#### What is being asked:
From the first line of the data below through the line holding "const seriesNames = ['主轴1', '主轴2', '主轴3', '主轴4', '主轴5', '主轴6'];", output each line exactly and leave the pictures out.
====== Dataset section
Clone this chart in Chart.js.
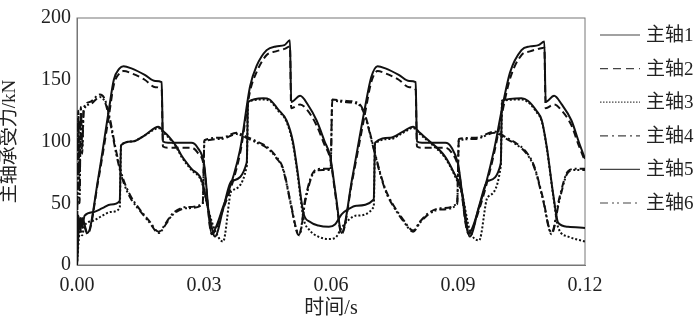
<!DOCTYPE html>
<html>
<head>
<meta charset="utf-8">
<script src="https://cdn.jsdelivr.net/npm/chart.js@4.4.0/dist/chart.umd.min.js"></script>
<style>
  html, body { margin: 0; padding: 0; background: #fff; }
  #wrap { width: 700px; height: 324px; }
</style>
</head>
<body>
<div id="wrap"><canvas id="forceChart" width="700" height="324"></canvas></div>
<script>
// 时间轴刻度和纵轴刻度
const xTicks = [0, 0.03, 0.06, 0.09, 0.12];
const yTicks = [0, 50, 100, 150, 200];
const seriesNames = ['主轴1', '主轴2', '主轴3', '主轴4', '主轴5', '主轴6'];

// 主轴1 / 主轴2 (大峰值曲线)
const timesB = [0, 0.0003, 0.0008, 0.0012, 0.0025, 0.005, 0.0075, 0.0087, 0.01, 0.011,
  0.013, 0.016, 0.0185, 0.02, 0.0203, 0.0215, 0.027, 0.0285, 0.03, 0.0318,
  0.0345, 0.0385, 0.0409, 0.0424, 0.0448, 0.047, 0.049, 0.0503, 0.0506, 0.0527,
  0.0545, 0.0566, 0.0585, 0.0598, 0.0612, 0.0625, 0.065, 0.068, 0.0695, 0.071,
  0.073, 0.076, 0.0785, 0.08, 0.0803, 0.0815, 0.087, 0.0885, 0.09, 0.0925,
  0.095, 0.0985, 0.1003, 0.1023, 0.105, 0.107, 0.109, 0.1104, 0.1107, 0.1127,
  0.1145, 0.1168, 0.1185, 0.12];
const force1 = [0, 40, 30, 38, 26, 70, 125, 150, 159, 161,
  159, 154, 149, 148, 100, 99, 99, 95, 82, 26,
  47, 93, 145, 161, 174, 177, 178, 182, 132, 137,
  130, 117, 100, 88, 55, 26, 70, 127, 152, 161,
  159, 154, 149, 148, 100, 99, 99, 95, 82, 26,
  47, 93, 125, 156, 174, 177, 178, 181, 132, 137,
  130, 117, 100, 86];
const force2 = [0, 38, 28, 36, 25, 68, 120, 146, 155, 157,
  155, 150, 144, 142, 96, 95, 95, 91, 80, 25,
  45, 90, 141, 156, 170, 173, 175, 177, 127, 130,
  125, 113, 97, 86, 53, 25, 68, 122, 148, 157,
  155, 150, 144, 142, 96, 95, 95, 91, 80, 25,
  45, 90, 121, 151, 170, 173, 175, 176, 127, 130,
  125, 113, 97, 84];

// 主轴3 / 主轴5
const timesD = [0, 0.0004, 0.0008, 0.0012, 0.0018, 0.004, 0.006, 0.008, 0.0101, 0.0104,
  0.013, 0.016, 0.0184, 0.0192, 0.0205, 0.0217, 0.0235, 0.0248, 0.027, 0.0295,
  0.031, 0.0326, 0.0345, 0.0365, 0.0401, 0.0404, 0.044, 0.0455, 0.0475, 0.0495,
  0.051, 0.052, 0.0535, 0.055, 0.057, 0.0595, 0.061, 0.0625, 0.064, 0.066,
  0.0701, 0.0704, 0.074, 0.077, 0.0794, 0.081, 0.083, 0.0869, 0.089, 0.0909,
  0.0928, 0.095, 0.097, 0.1001, 0.1004, 0.105, 0.1065, 0.1085, 0.1098, 0.111,
  0.1125, 0.1137, 0.116, 0.12];
const force5 = [0, 28, 38, 30, 40, 43, 46, 49, 52, 97,
  100, 105, 111, 112, 108, 104, 96, 88, 78, 68,
  45, 23, 45, 68, 83, 132, 135, 134, 126, 117,
  100, 78, 42, 35, 32, 31, 33, 41, 45, 48,
  53, 99, 103, 108, 112, 107, 101, 88, 75, 60,
  23, 48, 68, 82, 133, 135, 133, 125, 117, 95,
  57, 34, 31, 30];
const force3 = [0, 20, 30, 24, 32, 36, 40, 43, 46, 97,
  100, 105, 110, 111, 107, 103, 95, 87, 77, 67,
  45, 28, 19, 60, 80, 132, 134, 133, 125, 116,
  98, 76, 38, 28, 23, 21, 22, 30, 36, 40,
  47, 98, 102, 107, 111, 106, 100, 87, 74, 58,
  28, 20, 55, 80, 133, 134, 132, 124, 116, 94,
  56, 30, 23, 19];

// 主轴4 / 主轴6
const timesC = [0, 0.0003, 0.0006, 0.0009, 0.0012, 0.0016, 0.003, 0.0054, 0.0066, 0.0078,
  0.0092, 0.0106, 0.0125, 0.0146, 0.017, 0.0193, 0.021, 0.0224, 0.026, 0.0297,
  0.0301, 0.034, 0.0377, 0.04, 0.0425, 0.0448, 0.047, 0.0487, 0.0505, 0.0519,
  0.0525, 0.054, 0.056, 0.058, 0.0599, 0.0603, 0.063, 0.0665, 0.068, 0.07,
  0.0715, 0.073, 0.075, 0.077, 0.0794, 0.081, 0.083, 0.086, 0.0898, 0.0902,
  0.094, 0.0987, 0.101, 0.104, 0.106, 0.108, 0.11, 0.1121, 0.114, 0.116,
  0.118, 0.12];
const force4 = [0, 125, 60, 128, 95, 127, 132, 138, 134, 118,
  93, 73, 57, 46, 36, 27, 34, 41, 47, 50,
  101, 103, 107, 104, 100, 96, 88, 78, 50, 28,
  25, 55, 76, 78, 78, 134, 133, 131, 122, 96,
  76, 60, 47, 37, 28, 35, 42, 46, 50, 102,
  103, 108, 104, 98, 92, 80, 55, 26, 55, 76,
  78, 78];
const force6 = [0, 118, 50, 124, 90, 125, 130, 136, 132, 116,
  91, 71, 55, 45, 35, 26, 33, 40, 46, 49,
  100, 102, 106, 103, 99, 95, 87, 77, 49, 27,
  24, 53, 75, 77, 77, 133, 132, 130, 121, 95,
  75, 59, 46, 36, 27, 34, 41, 45, 49, 101,
  102, 107, 103, 97, 91, 79, 54, 25, 53, 75,
  77, 77];

const SERIF = '"Liberation Serif", "Times New Roman", "Noto Sans CJK SC", serif';
const lineColor = '#111';

function toPoints(times, values) {
  return times.map((t, i) => ({ x: t, y: values[i] }));
}

function makeSet(label, times, values, dash) {
  return {
    label,
    data: toPoints(times, values),
    borderColor: lineColor,
    borderWidth: 2,
    borderDash: dash,
    pointRadius: 0,
    cubicInterpolationMode: 'monotone',
    fill: false
  };
}

// 右侧图例
const sideLegend = {
  id: 'sideLegend',
  afterDraw(chart) {
    const ctx = chart.ctx;
    const x0 = chart.chartArea.right + 15;
    const dashes = [[], [8, 5], [1.5, 1.5], [8, 4, 2, 4], [], [8, 4, 2, 3, 2, 4]];
    chart.data.datasets.forEach((ds, i) => {
      const y = 35 + i * 33.6;
      ctx.save();
      ctx.strokeStyle = '#444';
      ctx.lineWidth = 1.2;
      ctx.setLineDash(dashes[i]);
      ctx.beginPath();
      ctx.moveTo(x0, y);
      ctx.lineTo(x0 + 40, y);
      ctx.stroke();
      ctx.restore();
      ctx.save();
      ctx.fillStyle = '#222';
      ctx.font = '19px ' + SERIF;
      ctx.textBaseline = 'middle';
      ctx.fillText(ds.label, x0 + 46, y + 1);
      ctx.restore();
    });
  }
};

// 绘图区外框
const frameBox = {
  id: 'frameBox',
  beforeDatasetsDraw(chart) {
    const { ctx, chartArea: a } = chart;
    ctx.save();
    ctx.strokeStyle = '#777';
    ctx.lineWidth = 1;
    ctx.strokeRect(a.left, a.top, a.right - a.left, a.bottom - a.top);
    ctx.restore();
  }
};

const ctx = document.getElementById('forceChart').getContext('2d');
new Chart(ctx, {
  type: 'line',
  data: {
    datasets: [
      makeSet(seriesNames[0], timesB, force1, []),
      makeSet(seriesNames[1], timesB, force2, [7, 4]),
      makeSet(seriesNames[2], timesD, force3, [2, 2]),
      makeSet(seriesNames[3], timesC, force4, [7, 3, 2, 3]),
      makeSet(seriesNames[4], timesD, force5, []),
      makeSet(seriesNames[5], timesC, force6, [7, 3, 2, 2, 2, 3])
    ]
  },
  options: {
    responsive: false,
    animation: false,
    layout: { padding: { top: 8, right: 115, left: 0, bottom: 0 } },
    plugins: { legend: { display: false }, tooltip: { enabled: false } },
    scales: {
      x: {
        type: 'linear',
        min: 0,
        max: 0.12,
        afterBuildTicks: (scale) => { scale.ticks = xTicks.map(v => ({ value: v })); },
        afterFit: (scale) => { scale.height = 59; },
        ticks: {
          color: '#222',
          padding: 9,
          autoSkip: false,
          maxRotation: 0,
          font: { family: SERIF, size: 20 },
          callback: (v) => Number(v).toFixed(2)
        },
        grid: { display: false, drawTicks: false },
        border: { display: true, color: '#777' },
        title: {
          display: true,
          text: '时间/s',
          color: '#222',
          padding: { top: 0, bottom: 5 },
          font: { family: SERIF, size: 20, lineHeight: 1 }
        }
      },
      y: {
        min: 0,
        max: 200,
        afterBuildTicks: (scale) => { scale.ticks = yTicks.map(v => ({ value: v })); },
        afterFit: (scale) => { scale.width = 77; },
        ticks: {
          color: '#222',
          padding: 6,
          font: { family: SERIF, size: 20 }
        },
        grid: { display: false, drawTicks: false },
        border: { display: true, color: '#777' },
        title: {
          display: true,
          text: '主轴承受力/kN',
          color: '#222',
          padding: { top: 1, bottom: 0 },
          font: { family: SERIF, size: 19, lineHeight: 1 }
        }
      }
    }
  },
  plugins: [frameBox, sideLegend]
});
</script>
</body>
</html>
============
#### Task answer:
Clone this chart in Chart.js.
<!DOCTYPE html>
<html>
<head>
<meta charset="utf-8">
<script src="https://cdn.jsdelivr.net/npm/chart.js@4.4.0/dist/chart.umd.min.js"></script>
<style>
  html, body { margin: 0; padding: 0; background: #fff; }
  #wrap { width: 700px; height: 324px; }
</style>
</head>
<body>
<div id="wrap"><canvas id="forceChart" width="700" height="324"></canvas></div>
<script>
// 时间轴刻度和纵轴刻度
const xTicks = [0, 0.03, 0.06, 0.09, 0.12];
const yTicks = [0, 50, 100, 150, 200];
const seriesNames = ['主轴1', '主轴2', '主轴3', '主轴4', '主轴5', '主轴6'];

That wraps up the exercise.